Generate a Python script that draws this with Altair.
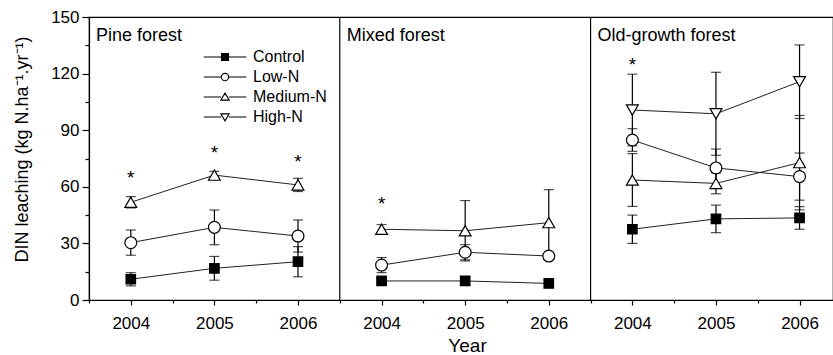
import altair as alt
import pandas as pd

panels = ["Pine forest", "Mixed forest", "Old-growth forest"]
years = [2004, 2005, 2006]
series = ["Control", "Low-N", "Medium-N", "High-N"]

# mean DIN leaching per panel (rows) and year (cols)
control_mean = [[11.0, 16.8, 20.3], [10.1, 10.1, 8.8], [37.5, 43.0, 43.5]]
control_err = [[3.5, 6.3, 8.0], [1.5, 2.0, 1.5], [7.5, 7.3, 6.0]]
lown_mean = [[30.4, 38.5, 33.9], [18.5, 25.3, 23.3], [84.8, 70.0, 65.4]]
lown_err = [[6.7, 9.2, 8.5], [4.0, 4.0, 2.0], [6.0, 10.0, 12.5]]
medn_mean = [[51.8, 66.2, 61.0], [37.5, 36.7, 41.0], [63.6, 61.8, 72.8]]
medn_err = [[3.0, 2.0, 3.5], [2.5, 16.0, 17.5], [14.0, 5.5, 25.0]]
highn_mean = [None, None, [100.7, 98.7, 115.7]]
highn_err = [None, None, [19.0, 22.0, 19.5]]

star_panel = [0, 0, 0, 1, 2]
star_year = [2004, 2005, 2006, 2004, 2004]
star_value = [67.5, 80.4, 76.0, 53.5, 127.2]

rows = []
for s, means, errs in zip(series, [control_mean, lown_mean, medn_mean, highn_mean],
                          [control_err, lown_err, medn_err, highn_err]):
    for pi, p in enumerate(panels):
        if means[pi] is None:
            continue
        for yi, yr in enumerate(years):
            rows.append({"panel": p, "pidx": pi, "year": yr, "series": s,
                         "mean": means[pi][yi], "err": errs[pi][yi]})
df = pd.DataFrame(rows)
stars = pd.DataFrame({"pidx": star_panel, "year": star_year, "value": star_value, "mark": "*"})
titles = pd.DataFrame({"panel": panels, "pidx": list(range(len(panels)))})
bounds = pd.DataFrame({"pidx": list(range(1, len(panels)))})

FONT = "Liberation Sans"
POS = "datum.pidx * 3 + datum.year - 2003.5"

xscale = alt.Scale(domain=[0, 8.9], nice=False, zero=False)
yscale = alt.Scale(domain=[0, 150], nice=False)
xaxis = alt.Axis(
    values=[i * 0.5 for i in range(18)],
    labelExpr="datum.value % 1 == 0.5 ? '' + (2004 + floor(datum.value) % 3) : ''",
    tickSize={"condition": {"test": "datum.value % 1 == 0.5", "value": 5}, "value": 3},
    labelPadding=10, labelFontSize=17, titleFontSize=19, grid=False,
    titleX=378, titleY=51, titleBaseline="alphabetic", titleAlign="center",
    labelFlush=False, labelOverlap=False,
)
yaxis = alt.Axis(
    values=[i * 15 for i in range(11)],
    labelExpr="datum.value % 30 == 0 ? datum.label : ''",
    tickSize={"condition": {"test": "datum.value % 30 == 0", "value": 7}, "value": 4},
    labelPadding=3, labelFontSize=17, titleFontSize=18, grid=False,
    titleX=-62, titleY=132, titleBaseline="alphabetic", titleAlign="center",
    titleAngle=270, labelFlush=False, labelOverlap=False,
)

X = lambda f: alt.X(f"{f}:Q", scale=xscale, axis=xaxis, title="Year")
Y = lambda f: alt.Y(f"{f}:Q", scale=yscale, axis=yaxis,
                    title="DIN leaching (kg N.ha⁻¹.yr⁻¹)")

base = alt.Chart(df).transform_calculate(pos=POS)

sep = alt.Chart(bounds).transform_calculate(bpos="datum.pidx * 3").mark_rule(
    color="black", strokeWidth=1.2).encode(x=X("bpos"))

errb = base.transform_calculate(
    lo="datum.mean - datum.err", hi="datum.mean + datum.err"
).mark_errorbar(ticks=True, size=10, thickness=1.2, color="black").encode(
    x=X("pos"), y=Y("lo"), y2="hi:Q")

lines = base.mark_line(color="#222", strokeWidth=1).encode(
    x=X("pos"), y=Y("mean"), detail=["panel:N", "series:N"], order="pos:Q")

pts = base.mark_point(filled=True, stroke="black", strokeWidth=1.2, opacity=1).encode(
    x=X("pos"), y=Y("mean"),
    shape=alt.Shape("series:N", scale=alt.Scale(
        domain=series, range=["square", "circle", "triangle-up", "triangle-down"]), legend=None),
    fill=alt.condition("datum.series == 'Control'", alt.value("black"), alt.value("white")),
    size=alt.condition("datum.series == 'Control'", alt.value(90), alt.value(140)),
)

seg = "M-6.1,0L-1.1,0M1.1,0L6.1,0"
leg_shapes = [
    seg + "M-1,-1L1,-1L1,1L-1,1Z",
    seg + "M1.05,0A1.05,1.05,0,1,1,-1.05,0A1.05,1.05,0,1,1,1.05,0Z",
    seg + "M0,-1.1L1.2,0.9L-1.2,0.9Z",
    seg + "M0,1.1L1.2,-0.9L-1.2,-0.9Z",
]
leg = alt.Legend(orient="none", legendX=128, legendY=32, title=None,
                 labelFontSize=16, labelFont=FONT, labelColor="black",
                 symbolSize=49, symbolStrokeWidth=1.1, symbolStrokeColor="black",
                 symbolOpacity=1, labelOffset=20, rowPadding=4, padding=0)
legend_layer = alt.Chart(pd.DataFrame({"series": series})).mark_point(
    filled=True, size=49, strokeWidth=1.1, opacity=1).encode(
    x=alt.value(-500), y=alt.value(-500),
    shape=alt.Shape("series:N", scale=alt.Scale(domain=series, range=leg_shapes), legend=leg),
    fill=alt.Fill("series:N", scale=alt.Scale(domain=series,
                  range=["black", "white", "white", "white"]), legend=leg),
    stroke=alt.Stroke("series:N", scale=alt.Scale(domain=series,
                      range=["black", "black", "black", "black"]), legend=leg),
)

star_layer = alt.Chart(stars).transform_calculate(pos=POS).mark_text(
    fontSize=19, font=FONT, baseline="alphabetic", dy=11, color="black").encode(
    x=X("pos"), y=Y("value"), text="mark:N")

title_layer = alt.Chart(titles).transform_calculate(tpos="datum.pidx * 3").mark_text(
    align="left", baseline="alphabetic", dx=7, fontSize=18, font=FONT, color="black").encode(
    x=X("tpos"), y=alt.value(24), text="panel:N")

chart = alt.layer(sep, errb, lines, pts, star_layer, title_layer, legend_layer).resolve_scale(
    shape="independent", fill="independent", stroke="independent"
).properties(
    width=744, height=283,
    padding={"left": 89, "top": 17, "right": 0, "bottom": 55},
    autosize=alt.AutoSizeParams(type="none"),
).configure_view(stroke="black", strokeWidth=1.2).configure_axis(
    labelFont=FONT, titleFont=FONT, labelColor="black", titleColor="black",
    domainColor="black", tickColor="black", domainWidth=1.2, tickWidth=1.2,
    titleFontWeight="normal",
)

chart.save("out.html", embed_options={"renderer": "svg", "actions": False})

□ □ □ □ □

> _Exercise requirements_
Print the complete listing exactly, apart from any pictures.

> _Expected answer_
Generate a Python script that draws this with Altair.
import altair as alt
import pandas as pd

panels = ["Pine forest", "Mixed forest", "Old-growth forest"]
years = [2004, 2005, 2006]
series = ["Control", "Low-N", "Medium-N", "High-N"]

# mean DIN leaching per panel (rows) and year (cols)
control_mean = [[11.0, 16.8, 20.3], [10.1, 10.1, 8.8], [37.5, 43.0, 43.5]]
control_err = [[3.5, 6.3, 8.0], [1.5, 2.0, 1.5], [7.5, 7.3, 6.0]]
lown_mean = [[30.4, 38.5, 33.9], [18.5, 25.3, 23.3], [84.8, 70.0, 65.4]]
lown_err = [[6.7, 9.2, 8.5], [4.0, 4.0, 2.0], [6.0, 10.0, 12.5]]
medn_mean = [[51.8, 66.2, 61.0], [37.5, 36.7, 41.0], [63.6, 61.8, 72.8]]
medn_err = [[3.0, 2.0, 3.5], [2.5, 16.0, 17.5], [14.0, 5.5, 25.0]]
highn_mean = [None, None, [100.7, 98.7, 115.7]]
highn_err = [None, None, [19.0, 22.0, 19.5]]

star_panel = [0, 0, 0, 1, 2]
star_year = [2004, 2005, 2006, 2004, 2004]
star_value = [67.5, 80.4, 76.0, 53.5, 127.2]

rows = []
for s, means, errs in zip(series, [control_mean, lown_mean, medn_mean, highn_mean],
                          [control_err, lown_err, medn_err, highn_err]):
    for pi, p in enumerate(panels):
        if means[pi] is None:
            continue
        for yi, yr in enumerate(years):
            rows.append({"panel": p, "pidx": pi, "year": yr, "series": s,
                         "mean": means[pi][yi], "err": errs[pi][yi]})
df = pd.DataFrame(rows)
stars = pd.DataFrame({"pidx": star_panel, "year": star_year, "value": star_value, "mark": "*"})
titles = pd.DataFrame({"panel": panels, "pidx": list(range(len(panels)))})
bounds = pd.DataFrame({"pidx": list(range(1, len(panels)))})

FONT = "Liberation Sans"
POS = "datum.pidx * 3 + datum.year - 2003.5"

xscale = alt.Scale(domain=[0, 8.9], nice=False, zero=False)
yscale = alt.Scale(domain=[0, 150], nice=False)
xaxis = alt.Axis(
    values=[i * 0.5 for i in range(18)],
    labelExpr="datum.value % 1 == 0.5 ? '' + (2004 + floor(datum.value) % 3) : ''",
    tickSize={"condition": {"test": "datum.value % 1 == 0.5", "value": 5}, "value": 3},
    labelPadding=10, labelFontSize=17, titleFontSize=19, grid=False,
    titleX=378, titleY=51, titleBaseline="alphabetic", titleAlign="center",
    labelFlush=False, labelOverlap=False,
)
yaxis = alt.Axis(
    values=[i * 15 for i in range(11)],
    labelExpr="datum.value % 30 == 0 ? datum.label : ''",
    tickSize={"condition": {"test": "datum.value % 30 == 0", "value": 7}, "value": 4},
    labelPadding=3, labelFontSize=17, titleFontSize=18, grid=False,
    titleX=-62, titleY=132, titleBaseline="alphabetic", titleAlign="center",
    titleAngle=270, labelFlush=False, labelOverlap=False,
)

X = lambda f: alt.X(f"{f}:Q", scale=xscale, axis=xaxis, title="Year")
Y = lambda f: alt.Y(f"{f}:Q", scale=yscale, axis=yaxis,
                    title="DIN leaching (kg N.ha⁻¹.yr⁻¹)")

base = alt.Chart(df).transform_calculate(pos=POS)

sep = alt.Chart(bounds).transform_calculate(bpos="datum.pidx * 3").mark_rule(
    color="black", strokeWidth=1.2).encode(x=X("bpos"))

errb = base.transform_calculate(
    lo="datum.mean - datum.err", hi="datum.mean + datum.err"
).mark_errorbar(ticks=True, size=10, thickness=1.2, color="black").encode(
    x=X("pos"), y=Y("lo"), y2="hi:Q")

lines = base.mark_line(color="#222", strokeWidth=1).encode(
    x=X("pos"), y=Y("mean"), detail=["panel:N", "series:N"], order="pos:Q")

pts = base.mark_point(filled=True, stroke="black", strokeWidth=1.2, opacity=1).encode(
    x=X("pos"), y=Y("mean"),
    shape=alt.Shape("series:N", scale=alt.Scale(
        domain=series, range=["square", "circle", "triangle-up", "triangle-down"]), legend=None),
    fill=alt.condition("datum.series == 'Control'", alt.value("black"), alt.value("white")),
    size=alt.condition("datum.series == 'Control'", alt.value(90), alt.value(140)),
)

seg = "M-6.1,0L-1.1,0M1.1,0L6.1,0"
leg_shapes = [
    seg + "M-1,-1L1,-1L1,1L-1,1Z",
    seg + "M1.05,0A1.05,1.05,0,1,1,-1.05,0A1.05,1.05,0,1,1,1.05,0Z",
    seg + "M0,-1.1L1.2,0.9L-1.2,0.9Z",
    seg + "M0,1.1L1.2,-0.9L-1.2,-0.9Z",
]
leg = alt.Legend(orient="none", legendX=128, legendY=32, title=None,
                 labelFontSize=16, labelFont=FONT, labelColor="black",
                 symbolSize=49, symbolStrokeWidth=1.1, symbolStrokeColor="black",
                 symbolOpacity=1, labelOffset=20, rowPadding=4, padding=0)
legend_layer = alt.Chart(pd.DataFrame({"series": series})).mark_point(
    filled=True, size=49, strokeWidth=1.1, opacity=1).encode(
    x=alt.value(-500), y=alt.value(-500),
    shape=alt.Shape("series:N", scale=alt.Scale(domain=series, range=leg_shapes), legend=leg),
    fill=alt.Fill("series:N", scale=alt.Scale(domain=series,
                  range=["black", "white", "white", "white"]), legend=leg),
    stroke=alt.Stroke("series:N", scale=alt.Scale(domain=series,
                      range=["black", "black", "black", "black"]), legend=leg),
)

star_layer = alt.Chart(stars).transform_calculate(pos=POS).mark_text(
    fontSize=19, font=FONT, baseline="alphabetic", dy=11, color="black").encode(
    x=X("pos"), y=Y("value"), text="mark:N")

title_layer = alt.Chart(titles).transform_calculate(tpos="datum.pidx * 3").mark_text(
    align="left", baseline="alphabetic", dx=7, fontSize=18, font=FONT, color="black").encode(
    x=X("tpos"), y=alt.value(24), text="panel:N")

chart = alt.layer(sep, errb, lines, pts, star_layer, title_layer, legend_layer).resolve_scale(
    shape="independent", fill="independent", stroke="independent"
).properties(
    width=744, height=283,
    padding={"left": 89, "top": 17, "right": 0, "bottom": 55},
    autosize=alt.AutoSizeParams(type="none"),
).configure_view(stroke="black", strokeWidth=1.2).configure_axis(
    labelFont=FONT, titleFont=FONT, labelColor="black", titleColor="black",
    domainColor="black", tickColor="black", domainWidth=1.2, tickWidth=1.2,
    titleFontWeight="normal",
)

chart.save("out.html", embed_options={"renderer": "svg", "actions": False})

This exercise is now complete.